§ Task goal
Below is a listing; write it out exactly and drop any images from it.

§ Data block
=-=-=-=-=
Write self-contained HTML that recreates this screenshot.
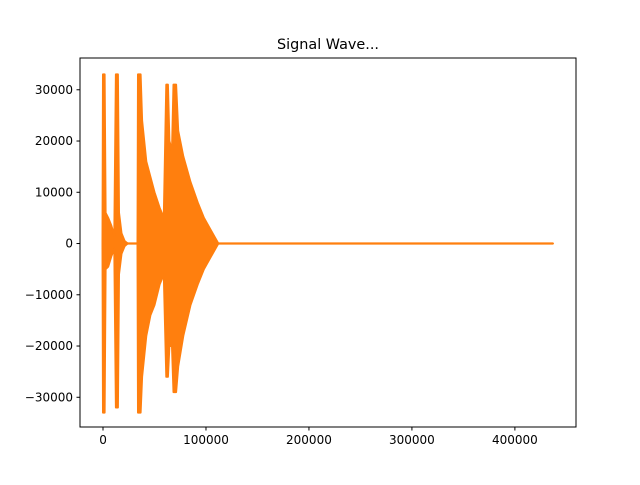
<!DOCTYPE html>
<html><head><meta charset="utf-8"><style>
body{margin:0;background:#fff}
text{font-family:"DejaVu Sans","Liberation Sans",sans-serif;font-size:12px;fill:#000}
</style></head><body>
<svg id="chart" width="640" height="480" viewBox="0 0 640 480" xmlns="http://www.w3.org/2000/svg">
<rect x="0" y="0" width="640" height="480" fill="#fff"/>
<text x="328" y="49" text-anchor="middle" style="font-size:14.4px">Signal Wave...</text>
<g id="plot"></g>
<rect x="80" y="58" width="496" height="369" fill="none" stroke="#000" stroke-width="1"/>
<g id="axes"></g>
</svg>
<script>
const envX=[-500,0,1500,2500,5000,8000,11000,12500,14500,15500,18000,21000,24000,33500,34000,36500,38000,42000,46000,50000,55000,59000,61500,63000,64500,67000,68500,71000,73000,78000,85000,92000,98000,105000,112000,437000];
const envMax=[0,33000,33000,6000,5000,3500,1500,33000,33000,6000,2000,500,0,0,33000,33000,24000,16000,13000,10000,7000,5000,31000,31000,20000,18000,31000,31000,22000,17000,12000,8000,5000,2500,0,0];
const envMin=[0,-33000,-33000,-5000,-4500,-2500,-1000,-32000,-32000,-6000,-2000,-500,0,0,-33000,-33000,-26000,-18000,-14000,-12000,-8000,-6000,-26000,-26000,-20000,-20000,-29000,-29000,-24000,-18000,-12000,-8000,-5000,-2500,0,0];
const xTicks=[0,100000,200000,300000,400000];
const yTicks=[-30000,-20000,-10000,0,10000,20000,30000];
const X0=80,X1=576,Y0=58,Y1=427;
const xmin=-22350,xmax=459350,ymin=-35800,ymax=36200;
const sx=v=>X0+(v-xmin)/(xmax-xmin)*(X1-X0);
const sy=v=>Y1-(v-ymin)/(ymax-ymin)*(Y1-Y0);
const NS='http://www.w3.org/2000/svg';
const plot=document.getElementById('plot'),axes=document.getElementById('axes');
let pts=[];
for(let i=0;i<envX.length;i++)pts.push(sx(envX[i]).toFixed(1)+','+sy(envMax[i]).toFixed(1));
for(let i=envX.length-1;i>=0;i--)pts.push(sx(envX[i]).toFixed(1)+','+sy(envMin[i]).toFixed(1));
const pg=document.createElementNS(NS,'polygon');


pg.setAttribute('points',pts.join(' '));
pg.setAttribute('fill','#ff7f0e');pg.setAttribute('stroke','#ff7f0e');pg.setAttribute('stroke-width','2');pg.setAttribute('stroke-linejoin','round');
plot.appendChild(pg);
const zl=document.createElementNS(NS,'line');


zl.setAttribute('x1',sx(envX[0]));zl.setAttribute('x2',sx(envX[envX.length-1]));zl.setAttribute('y1',sy(0));zl.setAttribute('y2',sy(0));
zl.setAttribute('stroke','#ff7f0e');zl.setAttribute('stroke-width','2.2');
plot.appendChild(zl);
xTicks.forEach(t=>{
 const x=sx(t);
 const l=document.createElementNS(NS,'line');
 
 
 l.setAttribute('x1',x);l.setAttribute('x2',x);l.setAttribute('y1',Y1);l.setAttribute('y2',Y1+3.5);l.setAttribute('stroke','#000');
 axes.appendChild(l);
 const tx=document.createElementNS(NS,'text');
 
 
 tx.setAttribute('x',x);tx.setAttribute('y',Y1+17);tx.setAttribute('text-anchor','middle');tx.textContent=t;
 axes.appendChild(tx);
});
yTicks.forEach(t=>{
 const y=sy(t);
 const l=document.createElementNS(NS,'line');
 
 
 l.setAttribute('x1',X0-3.5);l.setAttribute('x2',X0);l.setAttribute('y1',y);l.setAttribute('y2',y);l.setAttribute('stroke','#000');
 axes.appendChild(l);
 const tx=document.createElementNS(NS,'text');
 
 
 tx.setAttribute('x',X0-7);tx.setAttribute('y',y+4);tx.setAttribute('text-anchor','end');tx.textContent=(t<0?'\u2212'+(-t):t);
 axes.appendChild(tx);
});
</script>
</body></html>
=-=-=-=-=
§ Task response
Write self-contained HTML that recreates this screenshot.
<!DOCTYPE html>
<html><head><meta charset="utf-8"><style>
body{margin:0;background:#fff}
text{font-family:"DejaVu Sans","Liberation Sans",sans-serif;font-size:12px;fill:#000}
</style></head><body>
<svg id="chart" width="640" height="480" viewBox="0 0 640 480" xmlns="http://www.w3.org/2000/svg">
<rect x="0" y="0" width="640" height="480" fill="#fff"/>
<text x="328" y="49" text-anchor="middle" style="font-size:14.4px">Signal Wave...</text>
<g id="plot"></g>
<rect x="80" y="58" width="496" height="369" fill="none" stroke="#000" stroke-width="1"/>
<g id="axes"></g>
</svg>
<script>
const envX=[-500,0,1500,2500,5000,8000,11000,12500,14500,15500,18000,21000,24000,33500,34000,36500,38000,42000,46000,50000,55000,59000,61500,63000,64500,67000,68500,71000,73000,78000,85000,92000,98000,105000,112000,437000];
const envMax=[0,33000,33000,6000,5000,3500,1500,33000,33000,6000,2000,500,0,0,33000,33000,24000,16000,13000,10000,7000,5000,31000,31000,20000,18000,31000,31000,22000,17000,12000,8000,5000,2500,0,0];
const envMin=[0,-33000,-33000,-5000,-4500,-2500,-1000,-32000,-32000,-6000,-2000,-500,0,0,-33000,-33000,-26000,-18000,-14000,-12000,-8000,-6000,-26000,-26000,-20000,-20000,-29000,-29000,-24000,-18000,-12000,-8000,-5000,-2500,0,0];
const xTicks=[0,100000,200000,300000,400000];
const yTicks=[-30000,-20000,-10000,0,10000,20000,30000];
const X0=80,X1=576,Y0=58,Y1=427;
const xmin=-22350,xmax=459350,ymin=-35800,ymax=36200;
const sx=v=>X0+(v-xmin)/(xmax-xmin)*(X1-X0);
const sy=v=>Y1-(v-ymin)/(ymax-ymin)*(Y1-Y0);
const NS='http://www.w3.org/2000/svg';
const plot=document.getElementById('plot'),axes=document.getElementById('axes');
let pts=[];
for(let i=0;i<envX.length;i++)pts.push(sx(envX[i]).toFixed(1)+','+sy(envMax[i]).toFixed(1));
for(let i=envX.length-1;i>=0;i--)pts.push(sx(envX[i]).toFixed(1)+','+sy(envMin[i]).toFixed(1));
const pg=document.createElementNS(NS,'polygon');


pg.setAttribute('points',pts.join(' '));
pg.setAttribute('fill','#ff7f0e');pg.setAttribute('stroke','#ff7f0e');pg.setAttribute('stroke-width','2');pg.setAttribute('stroke-linejoin','round');
plot.appendChild(pg);
const zl=document.createElementNS(NS,'line');


zl.setAttribute('x1',sx(envX[0]));zl.setAttribute('x2',sx(envX[envX.length-1]));zl.setAttribute('y1',sy(0));zl.setAttribute('y2',sy(0));
zl.setAttribute('stroke','#ff7f0e');zl.setAttribute('stroke-width','2.2');
plot.appendChild(zl);
xTicks.forEach(t=>{
 const x=sx(t);
 const l=document.createElementNS(NS,'line');
 
 
 l.setAttribute('x1',x);l.setAttribute('x2',x);l.setAttribute('y1',Y1);l.setAttribute('y2',Y1+3.5);l.setAttribute('stroke','#000');
 axes.appendChild(l);
 const tx=document.createElementNS(NS,'text');
 
 
 tx.setAttribute('x',x);tx.setAttribute('y',Y1+17);tx.setAttribute('text-anchor','middle');tx.textContent=t;
 axes.appendChild(tx);
});
yTicks.forEach(t=>{
 const y=sy(t);
 const l=document.createElementNS(NS,'line');
 
 
 l.setAttribute('x1',X0-3.5);l.setAttribute('x2',X0);l.setAttribute('y1',y);l.setAttribute('y2',y);l.setAttribute('stroke','#000');
 axes.appendChild(l);
 const tx=document.createElementNS(NS,'text');
 
 
 tx.setAttribute('x',X0-7);tx.setAttribute('y',y+4);tx.setAttribute('text-anchor','end');tx.textContent=(t<0?'\u2212'+(-t):t);
 axes.appendChild(tx);
});
</script>
</body></html>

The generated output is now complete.